Título: Governo pode ir ao STF para tirar caso Daniel da CPI
Autor: Leonencio Nossa, Rosa Costa
Fonte: O Estado de São Paulo, 20/10/2005, Nacional, p. A12

Planalto quer impedir que, no dia 26, Gilberto Carvalho seja posto frente a frente com irmãos de prefeito de Santo André

A acareação entre o chefe de Gabinete do presidente Luiz Inácio Lula da Silva, seu velho amigo Gilberto Carvalho, e os dois irmãos do prefeito de Santo André, Celso Daniel, marcada para a quinta-feira da semana que vem, na CPI dos Bingos, começa a preocupar o Planalto - e ontem mesmo o líder do governo na Câmara, Arlindo Chinaglia (PT-SP), começou um movimento para esvaziá-la, ou se possível impedi-la. Numa entrevista no final da tarde, ao deixar a Granja do Torto, Chinaglia avisou que um senador ou um partido da base aliada poderá recorrer ao Supremo Tribunal Federal (STF) "para impedir que a CPI dos Bingos extrapole seu foco de investigação". Na prática, o governo pretende evitar que, depois desse confronto entre Carvalho e os irmãos Bruno e João Francisco Daniel, a CPI abra uma nova frente de investigação sobre o assassinato do ex-prefeito. Chinaglia tinha acabado de participar de uma reunião de coordenação política com o presidente e vários ministros. A decisão de recorrer ao STF, segundo ele, não deve ser uma ação do governo, mas do Legislativo. "Se em algum momento esta CPI extrapola aquilo que constitucionalmente é determinado, é mais razoável que um senador ou partido o faça", explicou.

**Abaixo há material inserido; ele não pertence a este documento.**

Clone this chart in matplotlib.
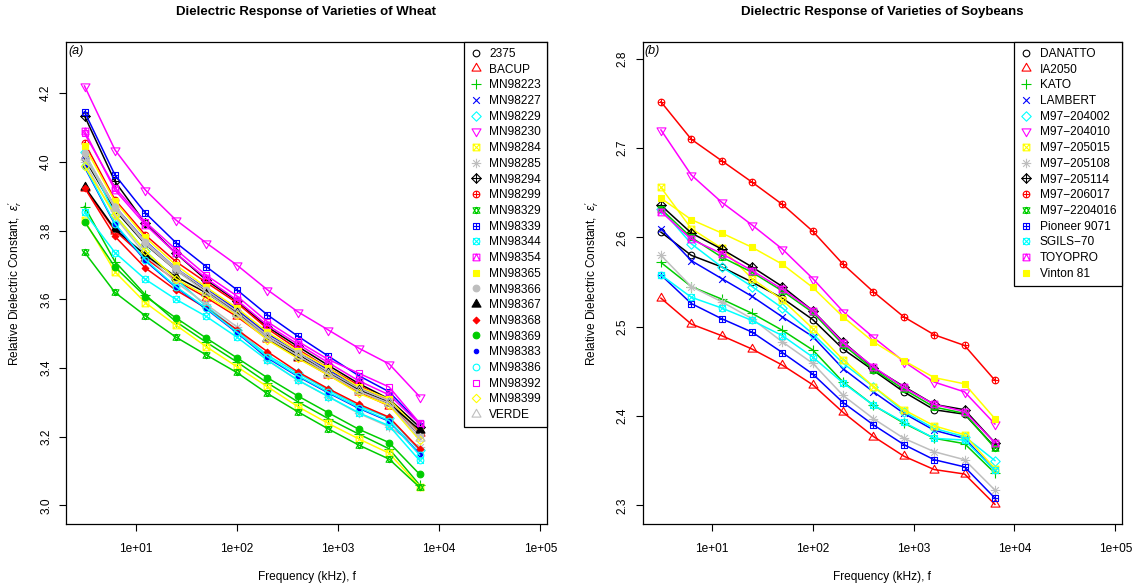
import numpy as np
import matplotlib
matplotlib.use('Agg')
import matplotlib.pyplot as plt
from matplotlib.path import Path
from matplotlib.markers import MarkerStyle
from matplotlib.lines import Line2D
from matplotlib.ticker import NullLocator

plt.rcParams['font.family'] = ['Liberation Sans', 'DejaVu Sans']
plt.rcParams['mathtext.fontset'] = 'custom'
plt.rcParams['mathtext.rm'] = 'Liberation Sans'
plt.rcParams['mathtext.it'] = 'Liberation Sans:italic'

# ---------------- data ----------------
freq = [3.125, 6.25, 12.5, 25, 50, 100, 200, 400, 800, 1600, 3200, 6400]

wheat_names = ["2375", "BACUP", "MN98223", "MN98227", "MN98229", "MN98230",
               "MN98284", "MN98285", "MN98294", "MN98299", "MN98329", "MN98339",
               "MN98344", "MN98354", "MN98365", "MN98366", "MN98367", "MN98368",
               "MN98369", "MN98383", "MN98386", "MN98392", "MN98399", "VERDE"]

w_2375    = [4.010, 3.860, 3.760, 3.685, 3.625, 3.565, 3.495, 3.440, 3.390, 3.340, 3.300, 3.205]
w_BACUP   = [3.925, 3.800, 3.720, 3.655, 3.605, 3.550, 3.485, 3.430, 3.380, 3.330, 3.290, 3.210]
w_MN98223 = [3.870, 3.710, 3.613, 3.535, 3.475, 3.418, 3.357, 3.302, 3.253, 3.208, 3.165, 3.060]
w_MN98227 = [4.020, 3.870, 3.770, 3.690, 3.630, 3.570, 3.500, 3.445, 3.395, 3.345, 3.305, 3.215]
w_MN98229 = [4.030, 3.846, 3.740, 3.660, 3.580, 3.510, 3.438, 3.385, 3.336, 3.290, 3.255, 3.160]
w_MN98230 = [4.221, 4.035, 3.918, 3.831, 3.764, 3.700, 3.628, 3.564, 3.511, 3.458, 3.412, 3.317]
w_MN98284 = [3.830, 3.680, 3.590, 3.525, 3.462, 3.404, 3.346, 3.288, 3.239, 3.194, 3.152, 3.055]
w_MN98285 = [4.000, 3.840, 3.730, 3.650, 3.585, 3.520, 3.423, 3.365, 3.317, 3.268, 3.229, 3.170]
w_MN98294 = [4.134, 3.943, 3.821, 3.734, 3.656, 3.595, 3.520, 3.463, 3.408, 3.355, 3.310, 3.228]
w_MN98299 = [4.056, 3.890, 3.787, 3.710, 3.649, 3.590, 3.515, 3.455, 3.400, 3.350, 3.305, 3.215]
w_MN98329 = [3.737, 3.620, 3.552, 3.490, 3.438, 3.387, 3.326, 3.273, 3.223, 3.176, 3.135, 3.053]
w_MN98339 = [4.146, 3.962, 3.851, 3.765, 3.695, 3.628, 3.555, 3.493, 3.435, 3.378, 3.331, 3.239]
w_MN98344 = [3.853, 3.736, 3.658, 3.600, 3.550, 3.490, 3.423, 3.365, 3.317, 3.270, 3.232, 3.131]
w_MN98354 = [4.090, 3.918, 3.817, 3.734, 3.661, 3.598, 3.525, 3.470, 3.416, 3.363, 3.322, 3.237]
w_MN98365 = [4.045, 3.885, 3.780, 3.700, 3.635, 3.575, 3.505, 3.450, 3.400, 3.345, 3.310, 3.215]
w_MN98366 = [4.025, 3.870, 3.768, 3.690, 3.627, 3.565, 3.495, 3.445, 3.390, 3.340, 3.305, 3.205]
w_MN98367 = [3.928, 3.804, 3.729, 3.666, 3.619, 3.560, 3.487, 3.433, 3.385, 3.336, 3.297, 3.220]
w_MN98368 = [3.925, 3.783, 3.691, 3.627, 3.574, 3.512, 3.448, 3.389, 3.340, 3.295, 3.257, 3.164]
w_MN98369 = [3.826, 3.694, 3.608, 3.546, 3.487, 3.430, 3.372, 3.319, 3.270, 3.222, 3.183, 3.091]
w_MN98383 = [3.985, 3.818, 3.712, 3.635, 3.572, 3.503, 3.430, 3.376, 3.328, 3.283, 3.245, 3.150]
w_MN98386 = [3.988, 3.820, 3.715, 3.637, 3.574, 3.505, 3.433, 3.378, 3.330, 3.285, 3.247, 3.147]
w_MN98392 = [4.083, 3.925, 3.825, 3.745, 3.670, 3.610, 3.535, 3.478, 3.425, 3.385, 3.345, 3.240]
w_MN98399 = [3.988, 3.846, 3.740, 3.660, 3.610, 3.555, 3.482, 3.428, 3.380, 3.326, 3.292, 3.190]
w_VERDE   = [4.015, 3.865, 3.762, 3.685, 3.620, 3.558, 3.488, 3.436, 3.384, 3.333, 3.298, 3.195]

wheat_series = [w_2375, w_BACUP, w_MN98223, w_MN98227, w_MN98229, w_MN98230,
                w_MN98284, w_MN98285, w_MN98294, w_MN98299, w_MN98329, w_MN98339,
                w_MN98344, w_MN98354, w_MN98365, w_MN98366, w_MN98367, w_MN98368,
                w_MN98369, w_MN98383, w_MN98386, w_MN98392, w_MN98399, w_VERDE]

soy_names = ["DANATTO", "IA2050", "KATO", "LAMBERT", "M97\u2212204002", "M97\u2212204010",
             "M97\u2212205015", "M97\u2212205108", "M97\u2212205114", "M97\u2212206017",
             "M97\u22122204016", "Pioneer 9071", "SGILS\u221270", "TOYOPRO", "Vinton 81"]

s_DANATTO  = [2.606, 2.580, 2.567, 2.550, 2.532, 2.508, 2.475, 2.451, 2.427, 2.407, 2.402, 2.365]
s_IA2050   = [2.532, 2.503, 2.490, 2.475, 2.457, 2.435, 2.404, 2.377, 2.355, 2.340, 2.335, 2.301]
s_KATO     = [2.572, 2.545, 2.531, 2.515, 2.496, 2.474, 2.438, 2.412, 2.392, 2.375, 2.369, 2.336]
s_LAMBERT  = [2.610, 2.574, 2.554, 2.534, 2.511, 2.489, 2.453, 2.427, 2.403, 2.384, 2.375, 2.339]
s_204002   = [2.632, 2.593, 2.567, 2.545, 2.521, 2.492, 2.459, 2.433, 2.405, 2.386, 2.377, 2.350]
s_204010   = [2.7205, 2.670, 2.6395, 2.614, 2.587, 2.554, 2.517, 2.488, 2.461, 2.438, 2.427, 2.391]
s_205015   = [2.656, 2.610, 2.588, 2.554, 2.530, 2.498, 2.463, 2.433, 2.407, 2.389, 2.379, 2.341]
s_205108   = [2.580, 2.545, 2.528, 2.509, 2.483, 2.459, 2.423, 2.397, 2.375, 2.360, 2.351, 2.317]
s_205114   = [2.636, 2.605, 2.587, 2.567, 2.545, 2.518, 2.483, 2.454, 2.433, 2.413, 2.407, 2.370]
s_206017   = [2.752, 2.710, 2.686, 2.662, 2.637, 2.607, 2.570, 2.539, 2.511, 2.491, 2.479, 2.440]
s_2204016  = [2.632, 2.600, 2.578, 2.561, 2.540, 2.516, 2.480, 2.452, 2.430, 2.410, 2.403, 2.364]
s_PIONEER  = [2.558, 2.526, 2.509, 2.494, 2.471, 2.447, 2.415, 2.390, 2.368, 2.351, 2.343, 2.308]
s_SGILS    = [2.558, 2.533, 2.521, 2.507, 2.490, 2.466, 2.437, 2.412, 2.393, 2.375, 2.373, 2.339]
s_TOYOPRO  = [2.629, 2.598, 2.582, 2.563, 2.542, 2.518, 2.482, 2.455, 2.432, 2.413, 2.405, 2.370]
s_VINTON   = [2.644, 2.620, 2.605, 2.589, 2.570, 2.544, 2.511, 2.483, 2.462, 2.443, 2.436, 2.397]

soy_series = [s_DANATTO, s_IA2050, s_KATO, s_LAMBERT, s_204002, s_204010, s_205015,
              s_205108, s_205114, s_206017, s_2204016, s_PIONEER, s_SGILS, s_TOYOPRO, s_VINTON]

x_tick_vals = [1e1, 1e2, 1e3, 1e4, 1e5]
x_tick_labels = ["1e+01", "1e+02", "1e+03", "1e+04", "1e+05"]
wheat_yticks = [3.0, 3.2, 3.4, 3.6, 3.8, 4.0, 4.2]
soy_yticks = [2.3, 2.4, 2.5, 2.6, 2.7, 2.8]

# ---------------- R-like plotting symbols ----------------
palette = ["black", "#FF0000", "#00CD00", "#0000FF", "#00FFFF", "#FF00FF", "#FFFF00", "#BEBEBE"]

MV, LN, CL = Path.MOVETO, Path.LINETO, Path.CLOSEPOLY
SQRC, DMDC, TRC0, TRC1, TRC2 = 0.886227, 1.253314, 1.555120, 0.866025, 0.5


def poly(pts):
    return Path(list(pts) + [pts[0]], [MV] + [LN] * (len(pts) - 1) + [CL])


def segs(*pairs):
    v, c = [], []
    for a, b in pairs:
        v += [a, b]
        c += [MV, LN]
    return Path(v, c)


def circle(r):
    p = Path.unit_circle()
    return Path(p.vertices * r, p.codes)


def comp(*ps):
    return Path.make_compound_path(*ps)


def tri(r, up=True):
    s = 1 if up else -1
    return poly([(0, s * r), (TRC1 * r, -s * TRC2 * r), (-TRC1 * r, -s * TRC2 * r)])


def square(h):
    return poly([(-h, -h), (h, -h), (h, h), (-h, h)])


def diamond(h):
    return poly([(0, -h), (h, 0), (0, h), (-h, 0)])


def plus(h):
    return segs(((-h, 0), (h, 0)), ((0, -h), (0, h)))


def cross(h):
    return segs(((-h, -h), (h, h)), ((-h, h), (h, -h)))


def star_david(r):
    yc = 0.5 * (TRC2 * r + r) / 2.0
    up = poly([(0, r - yc * 0.5), (TRC1 * r, -TRC2 * r - yc * 0.5), (-TRC1 * r, -TRC2 * r - yc * 0.5)])
    dn = poly([(0, -r + yc * 0.5), (TRC1 * r, TRC2 * r + yc * 0.5), (-TRC1 * r, TRC2 * r + yc * 0.5)])
    return comp(up, dn)


PCH = {
    1: (circle(1), False), 2: (tri(TRC0), False), 3: (plus(1.414), False),
    4: (cross(1), False), 5: (diamond(1.414), False), 6: (tri(TRC0, False), False),
    7: (comp(square(1), cross(1)), False), 8: (comp(cross(1), plus(1.414)), False),
    9: (comp(diamond(1.414), plus(1.414)), False), 10: (comp(circle(1), plus(1)), False),
    11: (star_david(1.2), False), 12: (comp(square(1), plus(1)), False),
    13: (comp(circle(1), cross(1)), False),
    14: (comp(square(1), Path([(-1, -1), (0, 1), (1, -1)], [MV, LN, LN])), False),
    15: (square(1), True), 16: (circle(1), True), 17: (tri(TRC0), True),
    18: (diamond(1), True), 19: (circle(1), True), 20: (circle(2 / 3), True),
    21: (circle(1), False), 22: (square(SQRC), False), 23: (diamond(DMDC), False),
    24: (tri(TRC0), False),
}
RPT = 2.4  # symbol radius in points


def marker_kw(i):
    col = palette[i % 8]
    path, filled = PCH[i + 1]
    ext = np.max(np.abs(path.vertices))
    return dict(marker=MarkerStyle(path), markersize=2 * RPT * ext,
                markerfacecolor=col if filled else 'none', markeredgecolor=col,
                markeredgewidth=0.8, color=col)


# ---------------- figure ----------------
W, H = 1144, 588
fig = plt.figure(figsize=(W / 100, H / 100), dpi=100)


def fx(px):
    return px / W


def fy(py):
    return 1 - py / H


panels = [
    dict(names=wheat_names, series=wheat_series, yticks=wheat_yticks,
         ylim=(2.946, 4.349), left=66, right=547, tag="(a)",
         title="Dielectric Response of Varieties of Wheat", ylab_x=15),
    dict(names=soy_names, series=soy_series, yticks=soy_yticks,
         ylim=(2.279, 2.819), left=642.5, right=1122, tag="(b)",
         title="Dielectric Response of Varieties of Soybeans", ylab_x=592),
]
top, bottom = 42, 524

for p in panels:
    ax = fig.add_axes([fx(p['left']), fy(bottom), fx(p['right'] - p['left']), (bottom - top) / H])
    for i, vals in enumerate(p['series']):
        kw = marker_kw(i)
        ax.plot(freq, vals, lw=1.1, zorder=2 + i * 0.01, **kw)
    ax.set_xscale('log')
    ax.set_xlim(10 ** 0.312, 10 ** 5.066)
    ax.set_ylim(*p['ylim'])
    ax.set_xticks(x_tick_vals)
    ax.set_xticklabels(x_tick_labels)
    ax.xaxis.set_minor_locator(NullLocator())
    ax.set_yticks(p['yticks'])
    ax.set_yticklabels(["%.1f" % v for v in p['yticks']], rotation=90, va='center')
    ax.tick_params(direction='out', length=5, width=0.8, labelsize=8.6, color='black')
    ax.tick_params(axis='x', pad=9)
    ax.tick_params(axis='y', pad=5)
    for s in ax.spines.values():
        s.set_linewidth(0.9)
    ax.text(0.004, 0.993, p['tag'], transform=ax.transAxes, ha='left', va='top',
            fontsize=9, style='italic')
    handles = []
    for i, name in enumerate(p['names']):
        kw = marker_kw(i)
        handles.append(Line2D([], [], linestyle='none', **kw))
    leg = ax.legend(handles, p['names'], loc='upper right', borderaxespad=0,
                    fancybox=False, framealpha=1, edgecolor='black', fontsize=8.6,
                    handlelength=1.0, handletextpad=0.6, labelspacing=0.31,
                    borderpad=0.5)
    leg.get_frame().set_linewidth(0.9)
    cx = (p['left'] + p['right']) / 2
    fig.text(fx(cx), fy(12), p['title'], ha='center', va='center',
             fontsize=9.5, fontweight='bold')
    fig.text(fx(cx), fy(577), "Frequency (kHz), f", ha='center', va='center', fontsize=8.6)
    fig.text(fx(p['ylab_x']), fy((top + bottom) / 2),
             r"Relative Dielectric Constant,  $\epsilon_r^{\prime}$",
             ha='center', va='center', rotation=90, fontsize=8.6)

fig.savefig("out.png", dpi=100)
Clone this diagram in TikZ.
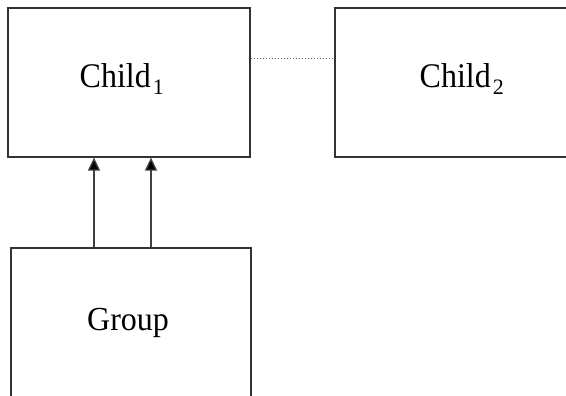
\documentclass[tikz,border=0pt]{standalone}
\usepackage{fontspec}
\setmainfont{Liberation Serif}
\usetikzlibrary{arrows.meta}
\newcommand{\childlabel}[1]{\scalebox{1}[1.08]{\fontsize{32}{34}\selectfont Child}\hspace{2pt}\raisebox{-7pt}{\fontsize{22}{24}\selectfont #1}}
\begin{document}
\begin{tikzpicture}[x=1pt,y=-1pt,
  box/.style={draw=black!80,line width=1.3pt,rectangle,inner sep=0pt},
  lbl/.style={anchor=base west,inner sep=0pt},
  link/.style={draw=black!75,line width=1.3pt,-{Triangle[length=13pt,width=12pt,fill=black]}},
  dots/.style={draw=black!60,line width=1pt,dotted}]
\useasboundingbox (0,0) rectangle (566,396);
\clip (0,0) rectangle (566,396);
\node[box,minimum width=242pt,minimum height=149pt] (c1) at (129,82.5) {};
\node[box,minimum width=255pt,minimum height=149pt] (c2) at (462.5,82.5) {};
\node[box,minimum width=240pt,minimum height=152pt] (g) at (131,324) {};
\node[lbl] (t1) at (79.5,88) {\childlabel{1}};
\node[lbl] (t2) at (419.5,88) {\childlabel{2}};
\node[lbl] (t3) at (87,330) {\scalebox{1}[1.05]{\fontsize{32}{34}\selectfont Group}};
\draw[dots] ([yshift=24pt]c1.east) -- ([yshift=24pt]c2.west);
\draw[link] ([xshift=-37pt]g.north) -- ([xshift=-35pt]c1.south);
\draw[link] ([xshift=20pt]g.north) -- ([xshift=22pt]c1.south);
\end{tikzpicture}
\end{document}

A proposta de recorrer ao STF contra decisões da CPI dos Bingos havia sido admitida pelo ministro de Relações Institucionais, Jaques Wagner. Chinaglia rebateu também as críticas do PFL, que ameaçou instalar uma CPI específica para o caso Santo André se a proposta do recurso vingar. "Se o PFL acha que a polícia paulista, o Ministério Público, e todos os órgãos envolvidos na investigação de Santo André não são suficientes para fazer o papel de delegacia e Ministério Público, então o partido deve se envolver e fazer esse papel", disse ele. "Transformar a CPI numa propriedade do PFL é um erro." Chinaglia não comentou se o governo recorrerá à Justiça contra a acareação.

IRRITADOS

No Congresso, integrantes da CPI reagiram com irritação. "É de se perguntar: por que o governo quer assumir a defesa de suspeitos de corrupção e até de homicídios?', questionou o relator da CPI, senador Garibaldi Alves (PMDB-RN), ao ler a nota em que os membros da comissão repudiam a iniciativa do ministro Jaques Wagner de apelar ao STF. Para o relator, além de "extemporânea e indevida", a ameaça do ministro é inútil porque não mudará os rumos da comissão. Segundo ele, "o governo não tem legitimidade, nem jurídica, nem ética, para impedir o amplo poder de investigação do Congresso".

O relator afirma na nota que o objetivo do ministro é um só: "O de que o Judiciário diga ao Senado o que ele pode ou não pode fazer'. Segundo ele, como não há ofensa aos direitos individuais, Jaques Wagner quer, na realidade, interferir no Supremo, "guardião da Constituição e mesmo do governo, no interesse da lisura da investigação".

Os dois irmãos do prefeito, João Francisco e Bruno Daniel, acusam Gilberto de ter relacionado a morte de Celso Daniel com o esquema de corrupção instalado em Santo André. O líder do PFL, senador José Agripino (RN), avisou que a tática do Planalto "pode levar o povo indignado à porta da CPI, em defesa da investigação". Para o líder do PSDB senador Arthur Virgílio (AM), o prefeito assassinado "virou um fantasma que assombra o governo".